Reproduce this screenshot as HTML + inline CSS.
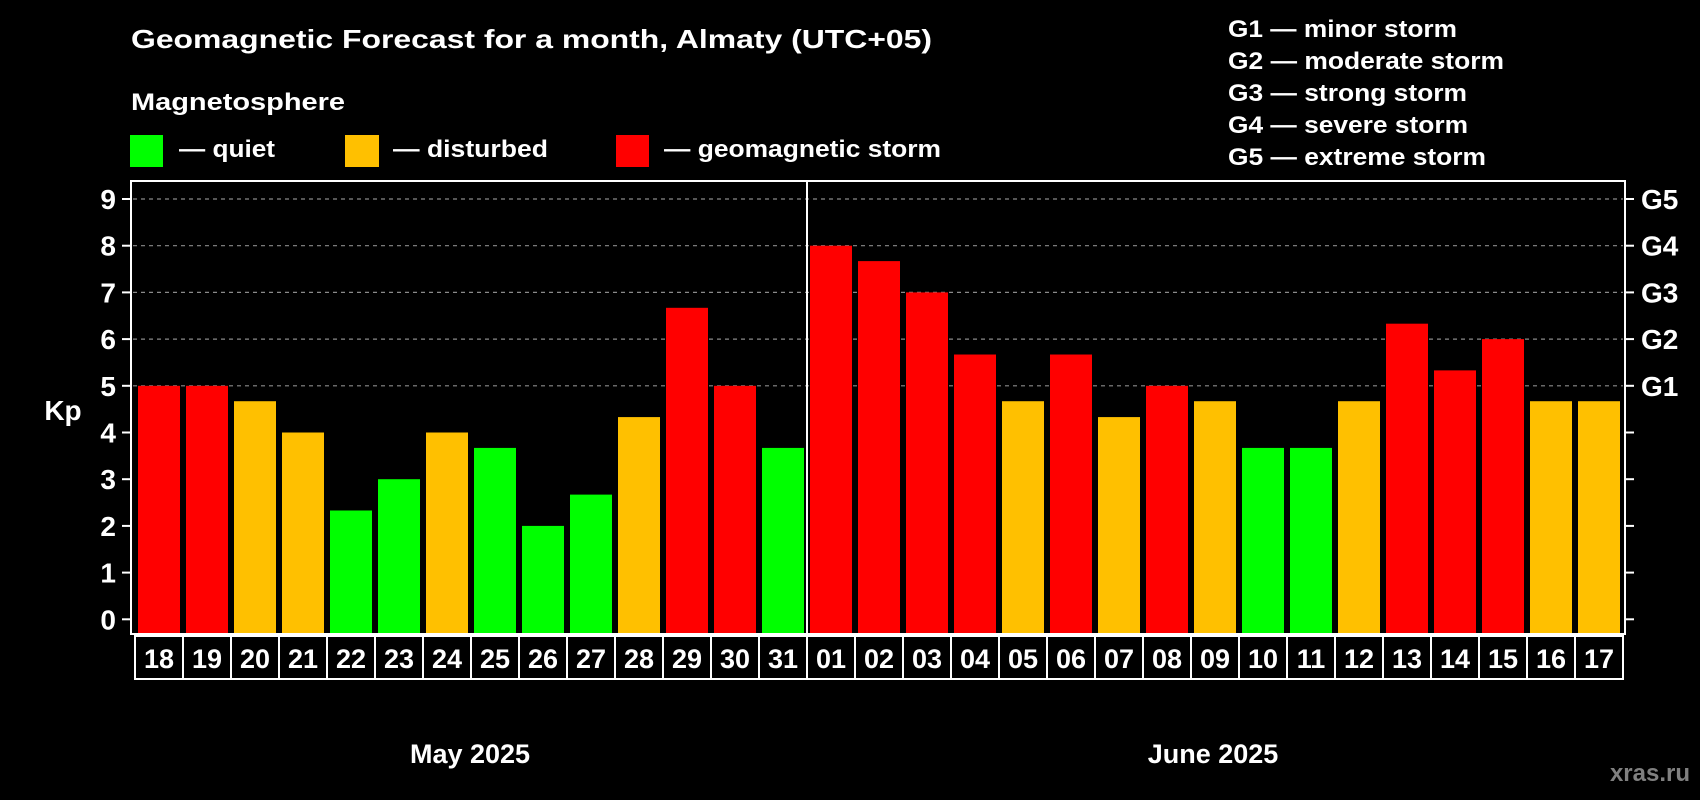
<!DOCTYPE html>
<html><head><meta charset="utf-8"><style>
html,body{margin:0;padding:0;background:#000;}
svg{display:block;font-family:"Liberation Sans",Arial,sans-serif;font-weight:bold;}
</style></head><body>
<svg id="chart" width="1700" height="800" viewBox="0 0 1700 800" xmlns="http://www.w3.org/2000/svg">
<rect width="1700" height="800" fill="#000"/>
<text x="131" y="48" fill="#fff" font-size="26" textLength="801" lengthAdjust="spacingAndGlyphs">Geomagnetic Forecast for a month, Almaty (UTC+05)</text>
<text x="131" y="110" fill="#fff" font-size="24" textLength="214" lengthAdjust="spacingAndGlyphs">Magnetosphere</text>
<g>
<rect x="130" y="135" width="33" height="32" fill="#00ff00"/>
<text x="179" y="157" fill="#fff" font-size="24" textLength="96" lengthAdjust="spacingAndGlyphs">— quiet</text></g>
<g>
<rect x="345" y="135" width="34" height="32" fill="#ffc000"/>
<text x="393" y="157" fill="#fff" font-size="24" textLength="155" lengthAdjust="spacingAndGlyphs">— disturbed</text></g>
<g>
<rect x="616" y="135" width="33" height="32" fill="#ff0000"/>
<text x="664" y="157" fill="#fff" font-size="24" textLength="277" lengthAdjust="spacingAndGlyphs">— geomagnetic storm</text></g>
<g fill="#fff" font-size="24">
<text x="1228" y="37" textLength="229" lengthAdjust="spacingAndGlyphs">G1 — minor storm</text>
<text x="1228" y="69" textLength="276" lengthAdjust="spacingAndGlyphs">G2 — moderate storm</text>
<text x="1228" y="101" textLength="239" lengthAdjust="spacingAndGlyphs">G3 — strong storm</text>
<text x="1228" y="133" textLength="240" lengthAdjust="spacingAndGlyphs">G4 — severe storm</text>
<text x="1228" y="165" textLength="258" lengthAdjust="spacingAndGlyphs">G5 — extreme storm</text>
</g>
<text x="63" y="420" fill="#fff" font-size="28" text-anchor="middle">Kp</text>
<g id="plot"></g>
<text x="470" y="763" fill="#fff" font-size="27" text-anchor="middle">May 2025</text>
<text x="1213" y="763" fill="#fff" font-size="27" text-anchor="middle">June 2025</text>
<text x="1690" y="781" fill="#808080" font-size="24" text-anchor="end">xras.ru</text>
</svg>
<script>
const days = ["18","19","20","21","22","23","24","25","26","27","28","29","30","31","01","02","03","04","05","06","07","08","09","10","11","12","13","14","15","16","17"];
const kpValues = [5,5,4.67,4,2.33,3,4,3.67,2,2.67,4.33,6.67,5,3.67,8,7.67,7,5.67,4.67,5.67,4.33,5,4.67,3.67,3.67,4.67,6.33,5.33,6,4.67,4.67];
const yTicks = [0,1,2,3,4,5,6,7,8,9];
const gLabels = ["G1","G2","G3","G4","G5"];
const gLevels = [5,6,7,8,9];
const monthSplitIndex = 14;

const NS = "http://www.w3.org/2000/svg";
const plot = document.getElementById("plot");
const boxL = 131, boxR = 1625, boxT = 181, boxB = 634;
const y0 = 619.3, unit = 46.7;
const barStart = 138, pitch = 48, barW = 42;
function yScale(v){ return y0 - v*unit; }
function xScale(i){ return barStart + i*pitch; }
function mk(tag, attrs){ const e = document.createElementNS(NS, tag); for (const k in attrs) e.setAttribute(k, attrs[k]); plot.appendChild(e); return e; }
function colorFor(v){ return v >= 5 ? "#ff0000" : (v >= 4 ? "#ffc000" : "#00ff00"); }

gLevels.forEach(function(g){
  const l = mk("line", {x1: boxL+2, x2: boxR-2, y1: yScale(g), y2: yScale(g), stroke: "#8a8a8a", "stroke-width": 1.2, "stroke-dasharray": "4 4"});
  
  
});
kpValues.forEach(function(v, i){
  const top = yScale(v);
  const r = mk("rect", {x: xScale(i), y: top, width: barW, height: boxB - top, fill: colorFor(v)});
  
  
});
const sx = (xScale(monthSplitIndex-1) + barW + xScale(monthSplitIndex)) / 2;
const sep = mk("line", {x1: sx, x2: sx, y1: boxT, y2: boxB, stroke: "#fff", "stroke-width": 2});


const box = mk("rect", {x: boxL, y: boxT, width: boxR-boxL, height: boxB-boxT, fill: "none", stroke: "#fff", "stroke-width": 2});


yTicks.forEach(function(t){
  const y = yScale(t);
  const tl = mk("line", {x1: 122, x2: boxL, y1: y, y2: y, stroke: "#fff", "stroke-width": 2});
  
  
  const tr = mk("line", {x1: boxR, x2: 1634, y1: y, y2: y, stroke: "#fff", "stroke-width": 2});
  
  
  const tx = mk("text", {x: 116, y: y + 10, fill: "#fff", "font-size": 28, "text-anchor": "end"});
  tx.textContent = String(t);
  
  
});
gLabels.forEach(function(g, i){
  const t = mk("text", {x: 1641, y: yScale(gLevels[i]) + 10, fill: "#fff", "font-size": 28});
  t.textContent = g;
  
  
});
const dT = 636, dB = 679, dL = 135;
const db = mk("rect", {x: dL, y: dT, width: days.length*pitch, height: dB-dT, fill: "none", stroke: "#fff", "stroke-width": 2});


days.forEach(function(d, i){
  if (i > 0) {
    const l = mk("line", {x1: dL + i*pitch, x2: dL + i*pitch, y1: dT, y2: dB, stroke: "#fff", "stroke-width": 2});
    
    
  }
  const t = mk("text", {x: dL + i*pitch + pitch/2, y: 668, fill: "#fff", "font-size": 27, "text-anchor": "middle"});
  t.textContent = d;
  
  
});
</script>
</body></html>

##############################

▶ [YOUR TASK]:
Reproduce the full listing above verbatim, with no pictures included.

▶ [SOLUTION TO THE PROBLEM]:
Reproduce this screenshot as HTML + inline CSS.
<!DOCTYPE html>
<html><head><meta charset="utf-8"><style>
html,body{margin:0;padding:0;background:#000;}
svg{display:block;font-family:"Liberation Sans",Arial,sans-serif;font-weight:bold;}
</style></head><body>
<svg id="chart" width="1700" height="800" viewBox="0 0 1700 800" xmlns="http://www.w3.org/2000/svg">
<rect width="1700" height="800" fill="#000"/>
<text x="131" y="48" fill="#fff" font-size="26" textLength="801" lengthAdjust="spacingAndGlyphs">Geomagnetic Forecast for a month, Almaty (UTC+05)</text>
<text x="131" y="110" fill="#fff" font-size="24" textLength="214" lengthAdjust="spacingAndGlyphs">Magnetosphere</text>
<g>
<rect x="130" y="135" width="33" height="32" fill="#00ff00"/>
<text x="179" y="157" fill="#fff" font-size="24" textLength="96" lengthAdjust="spacingAndGlyphs">— quiet</text></g>
<g>
<rect x="345" y="135" width="34" height="32" fill="#ffc000"/>
<text x="393" y="157" fill="#fff" font-size="24" textLength="155" lengthAdjust="spacingAndGlyphs">— disturbed</text></g>
<g>
<rect x="616" y="135" width="33" height="32" fill="#ff0000"/>
<text x="664" y="157" fill="#fff" font-size="24" textLength="277" lengthAdjust="spacingAndGlyphs">— geomagnetic storm</text></g>
<g fill="#fff" font-size="24">
<text x="1228" y="37" textLength="229" lengthAdjust="spacingAndGlyphs">G1 — minor storm</text>
<text x="1228" y="69" textLength="276" lengthAdjust="spacingAndGlyphs">G2 — moderate storm</text>
<text x="1228" y="101" textLength="239" lengthAdjust="spacingAndGlyphs">G3 — strong storm</text>
<text x="1228" y="133" textLength="240" lengthAdjust="spacingAndGlyphs">G4 — severe storm</text>
<text x="1228" y="165" textLength="258" lengthAdjust="spacingAndGlyphs">G5 — extreme storm</text>
</g>
<text x="63" y="420" fill="#fff" font-size="28" text-anchor="middle">Kp</text>
<g id="plot"></g>
<text x="470" y="763" fill="#fff" font-size="27" text-anchor="middle">May 2025</text>
<text x="1213" y="763" fill="#fff" font-size="27" text-anchor="middle">June 2025</text>
<text x="1690" y="781" fill="#808080" font-size="24" text-anchor="end">xras.ru</text>
</svg>
<script>
const days = ["18","19","20","21","22","23","24","25","26","27","28","29","30","31","01","02","03","04","05","06","07","08","09","10","11","12","13","14","15","16","17"];
const kpValues = [5,5,4.67,4,2.33,3,4,3.67,2,2.67,4.33,6.67,5,3.67,8,7.67,7,5.67,4.67,5.67,4.33,5,4.67,3.67,3.67,4.67,6.33,5.33,6,4.67,4.67];
const yTicks = [0,1,2,3,4,5,6,7,8,9];
const gLabels = ["G1","G2","G3","G4","G5"];
const gLevels = [5,6,7,8,9];
const monthSplitIndex = 14;

const NS = "http://www.w3.org/2000/svg";
const plot = document.getElementById("plot");
const boxL = 131, boxR = 1625, boxT = 181, boxB = 634;
const y0 = 619.3, unit = 46.7;
const barStart = 138, pitch = 48, barW = 42;
function yScale(v){ return y0 - v*unit; }
function xScale(i){ return barStart + i*pitch; }
function mk(tag, attrs){ const e = document.createElementNS(NS, tag); for (const k in attrs) e.setAttribute(k, attrs[k]); plot.appendChild(e); return e; }
function colorFor(v){ return v >= 5 ? "#ff0000" : (v >= 4 ? "#ffc000" : "#00ff00"); }

gLevels.forEach(function(g){
  const l = mk("line", {x1: boxL+2, x2: boxR-2, y1: yScale(g), y2: yScale(g), stroke: "#8a8a8a", "stroke-width": 1.2, "stroke-dasharray": "4 4"});
  
  
});
kpValues.forEach(function(v, i){
  const top = yScale(v);
  const r = mk("rect", {x: xScale(i), y: top, width: barW, height: boxB - top, fill: colorFor(v)});
  
  
});
const sx = (xScale(monthSplitIndex-1) + barW + xScale(monthSplitIndex)) / 2;
const sep = mk("line", {x1: sx, x2: sx, y1: boxT, y2: boxB, stroke: "#fff", "stroke-width": 2});


const box = mk("rect", {x: boxL, y: boxT, width: boxR-boxL, height: boxB-boxT, fill: "none", stroke: "#fff", "stroke-width": 2});


yTicks.forEach(function(t){
  const y = yScale(t);
  const tl = mk("line", {x1: 122, x2: boxL, y1: y, y2: y, stroke: "#fff", "stroke-width": 2});
  
  
  const tr = mk("line", {x1: boxR, x2: 1634, y1: y, y2: y, stroke: "#fff", "stroke-width": 2});
  
  
  const tx = mk("text", {x: 116, y: y + 10, fill: "#fff", "font-size": 28, "text-anchor": "end"});
  tx.textContent = String(t);
  
  
});
gLabels.forEach(function(g, i){
  const t = mk("text", {x: 1641, y: yScale(gLevels[i]) + 10, fill: "#fff", "font-size": 28});
  t.textContent = g;
  
  
});
const dT = 636, dB = 679, dL = 135;
const db = mk("rect", {x: dL, y: dT, width: days.length*pitch, height: dB-dT, fill: "none", stroke: "#fff", "stroke-width": 2});


days.forEach(function(d, i){
  if (i > 0) {
    const l = mk("line", {x1: dL + i*pitch, x2: dL + i*pitch, y1: dT, y2: dB, stroke: "#fff", "stroke-width": 2});
    
    
  }
  const t = mk("text", {x: dL + i*pitch + pitch/2, y: 668, fill: "#fff", "font-size": 27, "text-anchor": "middle"});
  t.textContent = d;
  
  
});
</script>
</body></html>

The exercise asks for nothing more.